*** Information provided ***

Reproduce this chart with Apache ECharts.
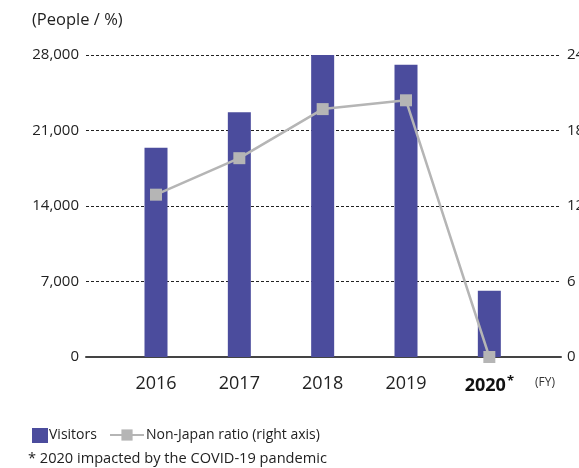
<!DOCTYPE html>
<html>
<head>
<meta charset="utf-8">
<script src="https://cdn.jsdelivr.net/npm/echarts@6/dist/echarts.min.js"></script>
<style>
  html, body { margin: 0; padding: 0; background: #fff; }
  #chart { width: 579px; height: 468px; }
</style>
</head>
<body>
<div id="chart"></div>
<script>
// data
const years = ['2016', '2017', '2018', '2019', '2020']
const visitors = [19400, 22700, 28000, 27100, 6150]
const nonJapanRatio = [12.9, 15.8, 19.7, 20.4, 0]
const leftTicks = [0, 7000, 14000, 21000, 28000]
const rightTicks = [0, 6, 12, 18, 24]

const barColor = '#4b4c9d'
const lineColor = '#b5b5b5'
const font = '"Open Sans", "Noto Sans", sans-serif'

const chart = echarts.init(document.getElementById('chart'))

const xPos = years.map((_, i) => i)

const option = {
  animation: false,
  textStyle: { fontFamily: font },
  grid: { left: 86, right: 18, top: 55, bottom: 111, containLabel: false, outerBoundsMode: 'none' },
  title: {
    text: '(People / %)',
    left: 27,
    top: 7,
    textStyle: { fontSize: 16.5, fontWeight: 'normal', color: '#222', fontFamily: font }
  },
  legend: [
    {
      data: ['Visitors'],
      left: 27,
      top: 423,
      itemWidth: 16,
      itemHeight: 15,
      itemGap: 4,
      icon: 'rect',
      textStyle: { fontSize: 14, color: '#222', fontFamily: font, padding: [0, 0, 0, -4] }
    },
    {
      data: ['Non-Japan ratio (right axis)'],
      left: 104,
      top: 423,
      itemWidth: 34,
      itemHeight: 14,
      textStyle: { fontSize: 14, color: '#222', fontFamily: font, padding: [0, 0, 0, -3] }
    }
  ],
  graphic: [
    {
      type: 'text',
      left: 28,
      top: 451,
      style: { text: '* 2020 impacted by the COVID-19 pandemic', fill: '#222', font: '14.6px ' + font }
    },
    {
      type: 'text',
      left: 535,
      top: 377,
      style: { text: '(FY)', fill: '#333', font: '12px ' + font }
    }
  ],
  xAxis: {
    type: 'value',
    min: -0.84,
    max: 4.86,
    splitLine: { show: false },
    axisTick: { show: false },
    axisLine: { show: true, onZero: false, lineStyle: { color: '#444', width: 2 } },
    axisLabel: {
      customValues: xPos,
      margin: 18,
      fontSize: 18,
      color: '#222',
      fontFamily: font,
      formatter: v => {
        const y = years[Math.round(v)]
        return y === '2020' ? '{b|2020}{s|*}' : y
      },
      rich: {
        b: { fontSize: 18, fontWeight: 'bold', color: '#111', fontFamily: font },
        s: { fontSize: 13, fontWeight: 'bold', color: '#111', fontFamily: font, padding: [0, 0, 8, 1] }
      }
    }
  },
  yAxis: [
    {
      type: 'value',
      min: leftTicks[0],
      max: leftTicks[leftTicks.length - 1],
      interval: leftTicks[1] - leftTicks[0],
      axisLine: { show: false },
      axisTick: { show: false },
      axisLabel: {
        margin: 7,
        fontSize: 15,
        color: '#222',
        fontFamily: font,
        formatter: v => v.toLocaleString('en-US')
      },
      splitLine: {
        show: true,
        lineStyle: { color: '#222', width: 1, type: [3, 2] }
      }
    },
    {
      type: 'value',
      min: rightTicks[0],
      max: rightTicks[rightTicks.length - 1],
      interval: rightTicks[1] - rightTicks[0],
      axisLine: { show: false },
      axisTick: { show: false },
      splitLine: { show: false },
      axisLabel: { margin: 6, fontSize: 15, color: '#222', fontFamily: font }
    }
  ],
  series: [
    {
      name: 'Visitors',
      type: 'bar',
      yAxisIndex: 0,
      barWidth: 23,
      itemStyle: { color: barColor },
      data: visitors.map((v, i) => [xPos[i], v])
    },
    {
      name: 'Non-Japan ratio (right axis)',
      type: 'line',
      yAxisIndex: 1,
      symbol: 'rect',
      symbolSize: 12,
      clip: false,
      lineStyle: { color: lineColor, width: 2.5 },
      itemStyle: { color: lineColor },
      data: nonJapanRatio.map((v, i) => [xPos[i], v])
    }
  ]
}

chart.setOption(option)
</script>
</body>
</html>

***

▶ [Set exercise]:
Omit every picture while copying the listing above exactly.

▶ [Solution below]:
Reproduce this chart with Apache ECharts.
<!DOCTYPE html>
<html>
<head>
<meta charset="utf-8">
<script src="https://cdn.jsdelivr.net/npm/echarts@6/dist/echarts.min.js"></script>
<style>
  html, body { margin: 0; padding: 0; background: #fff; }
  #chart { width: 579px; height: 468px; }
</style>
</head>
<body>
<div id="chart"></div>
<script>
// data
const years = ['2016', '2017', '2018', '2019', '2020']
const visitors = [19400, 22700, 28000, 27100, 6150]
const nonJapanRatio = [12.9, 15.8, 19.7, 20.4, 0]
const leftTicks = [0, 7000, 14000, 21000, 28000]
const rightTicks = [0, 6, 12, 18, 24]

const barColor = '#4b4c9d'
const lineColor = '#b5b5b5'
const font = '"Open Sans", "Noto Sans", sans-serif'

const chart = echarts.init(document.getElementById('chart'))

const xPos = years.map((_, i) => i)

const option = {
  animation: false,
  textStyle: { fontFamily: font },
  grid: { left: 86, right: 18, top: 55, bottom: 111, containLabel: false, outerBoundsMode: 'none' },
  title: {
    text: '(People / %)',
    left: 27,
    top: 7,
    textStyle: { fontSize: 16.5, fontWeight: 'normal', color: '#222', fontFamily: font }
  },
  legend: [
    {
      data: ['Visitors'],
      left: 27,
      top: 423,
      itemWidth: 16,
      itemHeight: 15,
      itemGap: 4,
      icon: 'rect',
      textStyle: { fontSize: 14, color: '#222', fontFamily: font, padding: [0, 0, 0, -4] }
    },
    {
      data: ['Non-Japan ratio (right axis)'],
      left: 104,
      top: 423,
      itemWidth: 34,
      itemHeight: 14,
      textStyle: { fontSize: 14, color: '#222', fontFamily: font, padding: [0, 0, 0, -3] }
    }
  ],
  graphic: [
    {
      type: 'text',
      left: 28,
      top: 451,
      style: { text: '* 2020 impacted by the COVID-19 pandemic', fill: '#222', font: '14.6px ' + font }
    },
    {
      type: 'text',
      left: 535,
      top: 377,
      style: { text: '(FY)', fill: '#333', font: '12px ' + font }
    }
  ],
  xAxis: {
    type: 'value',
    min: -0.84,
    max: 4.86,
    splitLine: { show: false },
    axisTick: { show: false },
    axisLine: { show: true, onZero: false, lineStyle: { color: '#444', width: 2 } },
    axisLabel: {
      customValues: xPos,
      margin: 18,
      fontSize: 18,
      color: '#222',
      fontFamily: font,
      formatter: v => {
        const y = years[Math.round(v)]
        return y === '2020' ? '{b|2020}{s|*}' : y
      },
      rich: {
        b: { fontSize: 18, fontWeight: 'bold', color: '#111', fontFamily: font },
        s: { fontSize: 13, fontWeight: 'bold', color: '#111', fontFamily: font, padding: [0, 0, 8, 1] }
      }
    }
  },
  yAxis: [
    {
      type: 'value',
      min: leftTicks[0],
      max: leftTicks[leftTicks.length - 1],
      interval: leftTicks[1] - leftTicks[0],
      axisLine: { show: false },
      axisTick: { show: false },
      axisLabel: {
        margin: 7,
        fontSize: 15,
        color: '#222',
        fontFamily: font,
        formatter: v => v.toLocaleString('en-US')
      },
      splitLine: {
        show: true,
        lineStyle: { color: '#222', width: 1, type: [3, 2] }
      }
    },
    {
      type: 'value',
      min: rightTicks[0],
      max: rightTicks[rightTicks.length - 1],
      interval: rightTicks[1] - rightTicks[0],
      axisLine: { show: false },
      axisTick: { show: false },
      splitLine: { show: false },
      axisLabel: { margin: 6, fontSize: 15, color: '#222', fontFamily: font }
    }
  ],
  series: [
    {
      name: 'Visitors',
      type: 'bar',
      yAxisIndex: 0,
      barWidth: 23,
      itemStyle: { color: barColor },
      data: visitors.map((v, i) => [xPos[i], v])
    },
    {
      name: 'Non-Japan ratio (right axis)',
      type: 'line',
      yAxisIndex: 1,
      symbol: 'rect',
      symbolSize: 12,
      clip: false,
      lineStyle: { color: lineColor, width: 2.5 },
      itemStyle: { color: lineColor },
      data: nonJapanRatio.map((v, i) => [xPos[i], v])
    }
  ]
}

chart.setOption(option)
</script>
</body>
</html>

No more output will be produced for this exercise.